I am not always outside with them. They are there for exercise. As far as temperature goes, it was quite cold today.


----------



## Lucky's mom (Nov 4, 2005)

Lucky used to be quite the digger, but he stopped. 

The only time he digs now is if he smells/senses a mole underground.

Judi, do you think they were digging because they thought something was under there? If so, it may not be an ongoing problem.


----------



## Lucky's mom (Nov 4, 2005)

Lucky will avoid the hole iwth the dog poop but he would dig one right next to it. Its worth a shot though.


----------



## Judi (Feb 26, 2007)

Lucky's mom said:


> Lucky used to be quite the digger, but he stopped.
> 
> The only time he digs now is if he smells/senses a mole underground.
> 
> Judi, do you think they were digging because they thought something was under there? If so, it may not be an ongoing problem.


I don't know. We used to have hedgehog tunnels but my husband closed them. One actually came up to my kitchen door and stared. My older Golden didn't notice at first. When she did, the animal finally took off. This critter reminded me of ET.


----------



## Judi (Feb 26, 2007)

Lucky's mom said:


> Lucky will avoid the hole iwth the dog poop but he would dig one right next to it. Its worth a shot though.


I try to clean up the dog poop daily.
Think it's a bit of a health hazard not to.


----------



## Elisabeth Kazup (Aug 23, 2008)

When Our Penny was a pup (her first summer) she wanted to dig. She usually would dig in the mulch, I think there were mice there. She also liked to dig up the gurgly sprinkler heads. DH was not pleased about that.

I put in temporary fencing around most of the beds and kept her under surveillance all the time. It required a lot of my time but that first summer I watched her like a hawk 24/7 and corrected her every time she started to dig.

At that time I felt it was a puppy thing that she would outgrow if she didn't form the habit. I was right. 

She will dig at the beach if I get her going but never digs anywhere else.


----------



## Jo Ellen (Feb 25, 2007)

That is so true! I was fortunate enough to be able to stay home with Daisy for her first year. We were together all the time.

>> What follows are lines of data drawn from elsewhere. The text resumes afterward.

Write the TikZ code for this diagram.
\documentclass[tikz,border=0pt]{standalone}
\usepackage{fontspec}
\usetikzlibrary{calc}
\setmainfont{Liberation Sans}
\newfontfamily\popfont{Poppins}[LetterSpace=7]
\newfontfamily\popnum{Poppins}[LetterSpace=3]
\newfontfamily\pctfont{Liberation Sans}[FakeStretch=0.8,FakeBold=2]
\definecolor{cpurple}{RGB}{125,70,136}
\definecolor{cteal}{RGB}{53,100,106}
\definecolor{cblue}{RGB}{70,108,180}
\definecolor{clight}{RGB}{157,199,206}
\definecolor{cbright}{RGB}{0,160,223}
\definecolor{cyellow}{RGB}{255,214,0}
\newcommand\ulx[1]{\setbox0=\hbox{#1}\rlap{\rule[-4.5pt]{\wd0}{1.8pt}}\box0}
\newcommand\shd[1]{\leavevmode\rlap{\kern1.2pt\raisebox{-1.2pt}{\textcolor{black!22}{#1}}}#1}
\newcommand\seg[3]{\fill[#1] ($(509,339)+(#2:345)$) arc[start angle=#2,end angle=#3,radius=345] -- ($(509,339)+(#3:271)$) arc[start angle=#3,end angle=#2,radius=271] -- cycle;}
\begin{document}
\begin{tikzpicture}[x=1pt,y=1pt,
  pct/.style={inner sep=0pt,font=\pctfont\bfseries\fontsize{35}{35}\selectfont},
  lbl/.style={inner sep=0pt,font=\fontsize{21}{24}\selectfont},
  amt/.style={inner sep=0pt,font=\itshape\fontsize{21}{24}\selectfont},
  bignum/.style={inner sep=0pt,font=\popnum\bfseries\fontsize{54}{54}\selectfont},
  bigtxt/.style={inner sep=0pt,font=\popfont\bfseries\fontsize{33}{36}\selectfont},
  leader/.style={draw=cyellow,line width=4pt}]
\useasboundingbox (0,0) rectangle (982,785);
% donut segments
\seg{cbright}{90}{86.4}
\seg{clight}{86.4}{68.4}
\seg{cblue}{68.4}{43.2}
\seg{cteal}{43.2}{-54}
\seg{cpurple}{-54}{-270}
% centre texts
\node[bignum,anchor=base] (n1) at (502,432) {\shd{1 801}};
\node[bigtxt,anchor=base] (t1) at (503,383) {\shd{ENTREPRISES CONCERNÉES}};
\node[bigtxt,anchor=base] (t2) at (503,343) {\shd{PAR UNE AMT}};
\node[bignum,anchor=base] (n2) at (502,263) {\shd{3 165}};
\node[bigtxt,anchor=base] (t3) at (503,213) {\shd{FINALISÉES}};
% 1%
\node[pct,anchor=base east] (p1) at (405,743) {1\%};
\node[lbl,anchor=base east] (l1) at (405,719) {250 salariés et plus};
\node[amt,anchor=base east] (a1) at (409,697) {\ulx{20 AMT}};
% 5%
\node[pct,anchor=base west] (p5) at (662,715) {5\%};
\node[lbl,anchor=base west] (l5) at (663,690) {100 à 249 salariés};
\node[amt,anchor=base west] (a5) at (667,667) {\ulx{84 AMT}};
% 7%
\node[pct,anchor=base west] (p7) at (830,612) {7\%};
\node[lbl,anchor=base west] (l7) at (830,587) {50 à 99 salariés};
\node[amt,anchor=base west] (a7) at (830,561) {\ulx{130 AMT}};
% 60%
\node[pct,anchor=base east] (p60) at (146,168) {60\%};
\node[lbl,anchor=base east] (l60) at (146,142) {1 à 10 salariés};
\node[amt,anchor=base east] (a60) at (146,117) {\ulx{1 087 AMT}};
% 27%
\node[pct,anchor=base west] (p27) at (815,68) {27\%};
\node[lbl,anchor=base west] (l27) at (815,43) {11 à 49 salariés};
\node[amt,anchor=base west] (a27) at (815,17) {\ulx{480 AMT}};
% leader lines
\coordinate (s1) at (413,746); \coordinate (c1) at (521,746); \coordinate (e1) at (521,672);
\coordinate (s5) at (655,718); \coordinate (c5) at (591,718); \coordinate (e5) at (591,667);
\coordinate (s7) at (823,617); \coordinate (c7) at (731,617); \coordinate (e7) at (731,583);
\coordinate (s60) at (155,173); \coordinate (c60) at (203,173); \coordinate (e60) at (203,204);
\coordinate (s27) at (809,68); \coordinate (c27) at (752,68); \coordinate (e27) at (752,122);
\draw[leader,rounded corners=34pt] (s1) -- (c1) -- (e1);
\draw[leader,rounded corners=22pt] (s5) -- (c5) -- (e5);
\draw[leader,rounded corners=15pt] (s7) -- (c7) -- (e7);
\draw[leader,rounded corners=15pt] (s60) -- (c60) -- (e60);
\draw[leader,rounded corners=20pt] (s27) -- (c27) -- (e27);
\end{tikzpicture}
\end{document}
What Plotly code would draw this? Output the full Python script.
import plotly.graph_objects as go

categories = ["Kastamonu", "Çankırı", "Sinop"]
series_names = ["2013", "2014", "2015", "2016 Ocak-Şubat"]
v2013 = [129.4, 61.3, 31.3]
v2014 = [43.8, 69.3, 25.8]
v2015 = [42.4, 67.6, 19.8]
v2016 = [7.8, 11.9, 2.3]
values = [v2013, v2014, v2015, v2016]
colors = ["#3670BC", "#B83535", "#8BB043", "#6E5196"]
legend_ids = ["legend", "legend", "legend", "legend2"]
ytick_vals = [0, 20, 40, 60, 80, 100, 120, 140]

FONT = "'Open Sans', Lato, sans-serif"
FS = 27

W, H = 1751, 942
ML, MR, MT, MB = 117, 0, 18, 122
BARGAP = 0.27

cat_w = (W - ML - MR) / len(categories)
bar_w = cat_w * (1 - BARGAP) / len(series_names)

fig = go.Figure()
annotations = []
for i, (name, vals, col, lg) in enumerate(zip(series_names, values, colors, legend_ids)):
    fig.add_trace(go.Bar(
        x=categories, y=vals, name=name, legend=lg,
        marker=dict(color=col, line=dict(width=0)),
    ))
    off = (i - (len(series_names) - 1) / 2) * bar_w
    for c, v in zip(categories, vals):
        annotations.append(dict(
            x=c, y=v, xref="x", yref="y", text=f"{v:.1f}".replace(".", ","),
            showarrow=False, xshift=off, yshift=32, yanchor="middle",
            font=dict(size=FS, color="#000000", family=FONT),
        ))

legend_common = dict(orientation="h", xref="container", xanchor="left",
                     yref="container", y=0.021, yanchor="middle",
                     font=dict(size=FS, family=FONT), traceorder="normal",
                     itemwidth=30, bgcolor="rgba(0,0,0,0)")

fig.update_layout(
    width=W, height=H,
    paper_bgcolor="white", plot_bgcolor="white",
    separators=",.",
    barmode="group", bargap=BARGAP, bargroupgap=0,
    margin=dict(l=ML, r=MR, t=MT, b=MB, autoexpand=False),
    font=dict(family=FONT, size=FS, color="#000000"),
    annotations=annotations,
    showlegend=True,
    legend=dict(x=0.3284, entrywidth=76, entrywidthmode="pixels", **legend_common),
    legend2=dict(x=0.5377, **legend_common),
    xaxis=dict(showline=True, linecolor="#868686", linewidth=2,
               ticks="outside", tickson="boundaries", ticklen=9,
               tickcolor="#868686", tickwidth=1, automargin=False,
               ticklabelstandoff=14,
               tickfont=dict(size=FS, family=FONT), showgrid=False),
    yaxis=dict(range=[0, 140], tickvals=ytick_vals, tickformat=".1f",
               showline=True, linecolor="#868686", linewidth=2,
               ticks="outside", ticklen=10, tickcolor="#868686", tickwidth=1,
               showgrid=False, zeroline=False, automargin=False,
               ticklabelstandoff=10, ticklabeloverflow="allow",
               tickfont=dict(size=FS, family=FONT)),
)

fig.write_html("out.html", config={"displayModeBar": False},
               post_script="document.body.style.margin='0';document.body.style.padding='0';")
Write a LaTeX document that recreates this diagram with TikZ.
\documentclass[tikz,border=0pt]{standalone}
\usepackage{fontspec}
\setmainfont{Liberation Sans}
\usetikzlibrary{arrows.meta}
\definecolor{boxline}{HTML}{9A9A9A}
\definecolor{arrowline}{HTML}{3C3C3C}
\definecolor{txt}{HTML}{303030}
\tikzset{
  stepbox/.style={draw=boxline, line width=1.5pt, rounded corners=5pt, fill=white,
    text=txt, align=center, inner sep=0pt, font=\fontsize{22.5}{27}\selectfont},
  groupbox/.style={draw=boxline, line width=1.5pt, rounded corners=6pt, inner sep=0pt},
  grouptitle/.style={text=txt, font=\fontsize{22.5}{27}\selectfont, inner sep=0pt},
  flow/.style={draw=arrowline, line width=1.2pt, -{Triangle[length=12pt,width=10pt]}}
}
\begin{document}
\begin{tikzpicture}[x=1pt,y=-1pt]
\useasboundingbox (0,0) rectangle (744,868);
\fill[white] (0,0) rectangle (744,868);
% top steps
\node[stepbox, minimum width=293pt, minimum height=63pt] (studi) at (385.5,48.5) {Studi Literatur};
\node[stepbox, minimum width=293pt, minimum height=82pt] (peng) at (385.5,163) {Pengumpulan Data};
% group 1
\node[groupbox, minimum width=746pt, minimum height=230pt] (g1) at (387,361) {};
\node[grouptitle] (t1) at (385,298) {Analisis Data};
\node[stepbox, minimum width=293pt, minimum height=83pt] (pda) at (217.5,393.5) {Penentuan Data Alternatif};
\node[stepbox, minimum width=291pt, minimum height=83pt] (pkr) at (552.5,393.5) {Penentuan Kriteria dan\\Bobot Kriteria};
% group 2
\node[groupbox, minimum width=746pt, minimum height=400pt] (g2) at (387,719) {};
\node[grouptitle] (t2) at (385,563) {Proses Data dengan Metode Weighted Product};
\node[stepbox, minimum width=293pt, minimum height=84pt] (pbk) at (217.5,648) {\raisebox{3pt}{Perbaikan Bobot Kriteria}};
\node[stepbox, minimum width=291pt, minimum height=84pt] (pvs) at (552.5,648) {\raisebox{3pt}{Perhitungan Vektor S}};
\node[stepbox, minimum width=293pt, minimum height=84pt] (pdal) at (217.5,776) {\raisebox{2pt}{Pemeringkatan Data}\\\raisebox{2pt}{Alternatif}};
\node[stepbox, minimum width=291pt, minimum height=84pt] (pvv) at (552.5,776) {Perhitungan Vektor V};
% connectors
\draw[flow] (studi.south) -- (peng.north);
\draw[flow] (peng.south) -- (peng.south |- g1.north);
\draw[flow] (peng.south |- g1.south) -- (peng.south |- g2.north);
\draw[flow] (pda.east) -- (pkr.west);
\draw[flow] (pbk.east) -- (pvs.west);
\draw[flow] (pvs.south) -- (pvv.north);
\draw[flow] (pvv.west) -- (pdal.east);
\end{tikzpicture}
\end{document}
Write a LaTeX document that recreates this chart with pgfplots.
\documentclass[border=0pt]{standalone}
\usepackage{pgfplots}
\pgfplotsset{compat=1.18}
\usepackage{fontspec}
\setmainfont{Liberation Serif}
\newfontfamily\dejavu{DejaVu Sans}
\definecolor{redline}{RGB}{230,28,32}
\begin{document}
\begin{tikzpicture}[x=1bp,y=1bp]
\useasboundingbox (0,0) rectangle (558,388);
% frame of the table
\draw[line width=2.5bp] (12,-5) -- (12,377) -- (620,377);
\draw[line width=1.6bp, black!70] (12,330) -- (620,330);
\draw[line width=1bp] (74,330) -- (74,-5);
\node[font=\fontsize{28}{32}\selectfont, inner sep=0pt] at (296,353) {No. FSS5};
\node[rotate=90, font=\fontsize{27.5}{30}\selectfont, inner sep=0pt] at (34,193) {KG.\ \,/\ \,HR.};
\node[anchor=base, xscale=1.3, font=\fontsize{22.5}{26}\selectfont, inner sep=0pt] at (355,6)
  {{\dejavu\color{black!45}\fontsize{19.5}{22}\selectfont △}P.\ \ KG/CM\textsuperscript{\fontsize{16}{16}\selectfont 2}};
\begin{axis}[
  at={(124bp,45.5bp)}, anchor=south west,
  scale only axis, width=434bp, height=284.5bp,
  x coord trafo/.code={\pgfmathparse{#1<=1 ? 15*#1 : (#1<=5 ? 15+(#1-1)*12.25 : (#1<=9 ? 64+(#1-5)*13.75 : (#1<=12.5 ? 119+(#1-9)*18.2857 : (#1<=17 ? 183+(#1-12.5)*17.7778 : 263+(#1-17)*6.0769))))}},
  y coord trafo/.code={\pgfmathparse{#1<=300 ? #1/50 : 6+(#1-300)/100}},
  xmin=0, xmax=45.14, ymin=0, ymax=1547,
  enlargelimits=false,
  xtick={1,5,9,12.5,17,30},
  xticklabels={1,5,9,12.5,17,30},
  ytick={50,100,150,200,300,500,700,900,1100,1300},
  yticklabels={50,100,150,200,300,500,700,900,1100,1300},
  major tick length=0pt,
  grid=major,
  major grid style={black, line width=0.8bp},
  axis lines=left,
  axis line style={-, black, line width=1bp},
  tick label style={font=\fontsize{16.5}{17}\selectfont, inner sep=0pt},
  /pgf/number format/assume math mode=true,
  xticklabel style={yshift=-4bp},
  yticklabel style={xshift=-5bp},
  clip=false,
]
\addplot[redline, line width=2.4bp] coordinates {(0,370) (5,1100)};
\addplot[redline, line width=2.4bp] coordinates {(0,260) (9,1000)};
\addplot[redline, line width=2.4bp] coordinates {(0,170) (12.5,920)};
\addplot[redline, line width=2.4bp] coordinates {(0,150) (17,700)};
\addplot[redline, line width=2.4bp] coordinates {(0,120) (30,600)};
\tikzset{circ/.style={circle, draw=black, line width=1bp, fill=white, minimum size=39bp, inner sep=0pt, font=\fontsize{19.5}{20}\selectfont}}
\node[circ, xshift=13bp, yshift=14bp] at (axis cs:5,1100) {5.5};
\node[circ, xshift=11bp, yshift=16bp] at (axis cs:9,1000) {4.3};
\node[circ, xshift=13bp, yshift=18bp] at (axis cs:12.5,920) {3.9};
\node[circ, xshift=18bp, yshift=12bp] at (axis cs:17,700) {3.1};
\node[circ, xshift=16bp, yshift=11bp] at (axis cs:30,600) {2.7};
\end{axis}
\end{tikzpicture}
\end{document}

She never had a chance to develop bad habits or to be bored on her own long enough to get into trouble.

She's grown up to be a wonderful dog, so easy.


----------



## LOVEisGOLDEN (Jan 4, 2008)

there are many digging solutions. 

fill the holes with their own feces, lava rocks, or put some net fencing just below the dirt.

teach them to dig in appropriate areas, by encouraging digging there. let them watch you dig there & bury some treats/toys for them to find.

if you can't be out there 100% of the time to stop the digging, clip their nails very short so digging is uncomfortable.


----------



## Judi (Feb 26, 2007)

That's a new one.
I was never told to clip their nails very short.
I would be afraid they would bleed.


----------